Is this Shakespearean tragedy Hamlet at the top of the rating chart, or is it just near the top? This essay intends to examine various aspects of this subject, along with critical opinion.
Could the enduring reputation of Hamlet be attributed to the “ultimate form” in which the Bard of Avon expressed his ideas? Robert B. Heilman says so in “The Role We Give Shakespeare”:
It is the way of venerable texts whose authenticity has impressed itself on the human imagination: he has said many things in what seems an ultimate form, and he is a fountainhead of quotation and universal center of allusion. “A rose by any other name” comes to the mouth as readily as “Pride goeth before a fall,” and seems no less wise. [. . .] The Ophelia-Laertes relationship is strongly felt near the end of Goethe’s Faust, Part I, and the Hamlet-Gertrude-Claudius triangle echoes throughout Chekhov’s Sea Gull (24-25).
This play is ranked by many as the very greatest ever written.
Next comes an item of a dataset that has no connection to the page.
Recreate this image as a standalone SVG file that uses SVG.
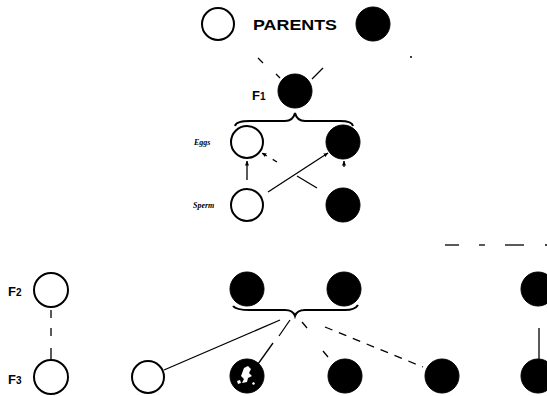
<svg xmlns="http://www.w3.org/2000/svg" width="547" height="396" viewBox="0 0 547 396">
<style>
.open{fill:#fff;stroke:#000;stroke-width:2}
.fill{fill:#000;stroke:#000;stroke-width:1}
.ln{stroke:#000;stroke-width:1.3;fill:none}
.dash{stroke:#000;stroke-width:1.3;fill:none;stroke-dasharray:8 7}
.brace{stroke:#000;stroke-width:2;fill:none}
.lbl{font-family:"Liberation Sans",Arial,sans-serif;font-weight:bold;fill:#000}
.sm{font-family:"Liberation Serif",serif;font-style:italic;font-weight:bold;fill:#000;font-size:8px}
</style>
<defs>
<marker id="ah" viewBox="0 0 10 10" refX="9" refY="5" markerWidth="5" markerHeight="5" orient="auto" markerUnits="userSpaceOnUse">
<path d="M0,1 L10,5 L0,9 z" fill="#000"/>
</marker>
</defs>
<rect width="547" height="396" fill="#fff"/>
<g id="connectors">
<line class="ln" x1="258" y1="58" x2="263" y2="63"/>
<line class="ln" x1="276" y1="74" x2="280" y2="78"/>
<line class="ln" x1="323" y1="68" x2="312" y2="79"/>
<circle cx="411" cy="57" r="1" fill="#000"/>
<path class="brace" d="M235,126 Q236,121 250,121 L285,121 Q293,121 295,113 Q297,121 305,121 L340,121 Q352,121 353,126"/>
<line class="ln" x1="247" y1="180" x2="247" y2="161" marker-end="url(#ah)"/>
<line class="ln" x1="277" y1="162" x2="262" y2="153" stroke-dasharray="5 7" marker-end="url(#ah)"/>
<line class="ln" x1="317" y1="188" x2="297" y2="176"/>
<line class="ln" x1="268" y1="192" x2="328" y2="153" marker-end="url(#ah)"/>
<line class="ln" x1="344" y1="167" x2="344" y2="161" marker-end="url(#ah)"/>
<path class="brace" d="M233,306 Q236,310 250,310 L285,310 Q293,310 295,316 Q297,310 305,310 L345,310 Q355,310 358,305"/>
<line class="ln" x1="51" y1="310" x2="51" y2="318"/>
<line class="ln" x1="51" y1="328" x2="51" y2="336"/>
<line class="ln" x1="51" y1="348" x2="51" y2="360"/>
<line class="ln" x1="280" y1="320" x2="164" y2="370"/>
<line class="ln" x1="290" y1="320" x2="279" y2="336"/>
<line class="ln" x1="273" y1="343" x2="258" y2="364"/>
<line class="ln" x1="302" y1="322" x2="307" y2="328"/>
<line class="ln" x1="323" y1="351" x2="328" y2="357"/>
<line class="dash" x1="325" y1="327" x2="423" y2="367" stroke-dasharray="2 14 3 14 8 10 2 14"/>
<line class="ln" x1="445" y1="245" x2="459" y2="245"/>
<line class="ln" x1="479" y1="245" x2="485" y2="245"/>
<line class="ln" x1="505" y1="245" x2="524" y2="245"/>
<line class="ln" x1="545" y1="245" x2="547" y2="245"/>
<line class="ln" x1="539" y1="328" x2="539" y2="361"/>
</g>
<g id="parent-white"><circle class="open" cx="218" cy="24" r="16"/></g>
<g id="parents-label"><text class="lbl" x="253" y="30" font-size="15" textLength="84" lengthAdjust="spacingAndGlyphs">PARENTS</text></g>
<g id="parent-black"><circle class="fill" cx="373" cy="24" r="17"/></g>
<g id="f1"><text class="lbl" x="252" y="100" font-size="13">F<tspan font-size="10">1</tspan></text><circle class="fill" cx="295" cy="91" r="17"/></g>
<g id="egg-white"><text class="sm" x="194" y="145">Eggs</text><circle class="open" cx="247" cy="142" r="16"/></g>
<g id="egg-black"><circle class="fill" cx="343" cy="142" r="17"/></g>
<g id="sperm-white"><text class="sm" x="193" y="208">Sperm</text><circle class="open" cx="247" cy="205" r="16"/></g>
<g id="sperm-black"><circle class="fill" cx="343" cy="205" r="17"/></g>
<g id="f2-white"><text class="lbl" x="8" y="296" font-size="13">F<tspan font-size="10">2</tspan></text><circle class="open" cx="51" cy="290" r="17"/></g>
<g id="f2-black1"><circle class="fill" cx="247" cy="289" r="17"/></g>
<g id="f2-black2"><circle class="fill" cx="344" cy="289" r="17"/></g>
<g id="f2-black3"><circle class="fill" cx="538" cy="289" r="17"/></g>
<g id="f3-white1"><text class="lbl" x="8" y="384" font-size="13">F<tspan font-size="10">3</tspan></text><circle class="open" cx="51" cy="377" r="17"/></g>
<g id="f3-white2"><circle class="open" cx="148" cy="377" r="16"/></g>
<g id="f3-mottled"><circle class="fill" cx="247" cy="376" r="17"/>
<path d="M244,368 l4,-2 l3,3 l-2,4 l3,3 l-4,2 l-1,4 l-5,1 l2,-4 l-3,-3 z" fill="#fff"/>
<path d="M237,381 l3,-1 l1,3 l-3,1 z" fill="#fff"/>
<path d="M252,383 l2,-1 l1,2 l-2,1 z" fill="#fff"/>
</g>
<g id="f3-black1"><circle class="fill" cx="345" cy="376" r="17"/></g>
<g id="f3-black2"><circle class="fill" cx="442" cy="376" r="17"/></g>
<g id="f3-black3"><circle class="fill" cx="538" cy="376" r="17"/></g>
</svg>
Cumberland Clark in “The Supernatural in Hamlet” gives the consensus regarding Hamlet that exists among literary critics of today:
At least six or seven years pass after the writing of Midsummer Night’s Dream before we find Shakespeare engaged on Hamlet, the second of the great plays with an important Supernatural element, and, in the opinion of many, the greatest tragedy ever penned. (99)
There is no more exalted ranking than the above. Richard A. Lanham in the essay “Superposed Plays” maintains that no other English tragedy has generated the literary comment which this play has produced: “Hamlet is one of the great tragedies. It has generated more comment than any other written document in English literatu...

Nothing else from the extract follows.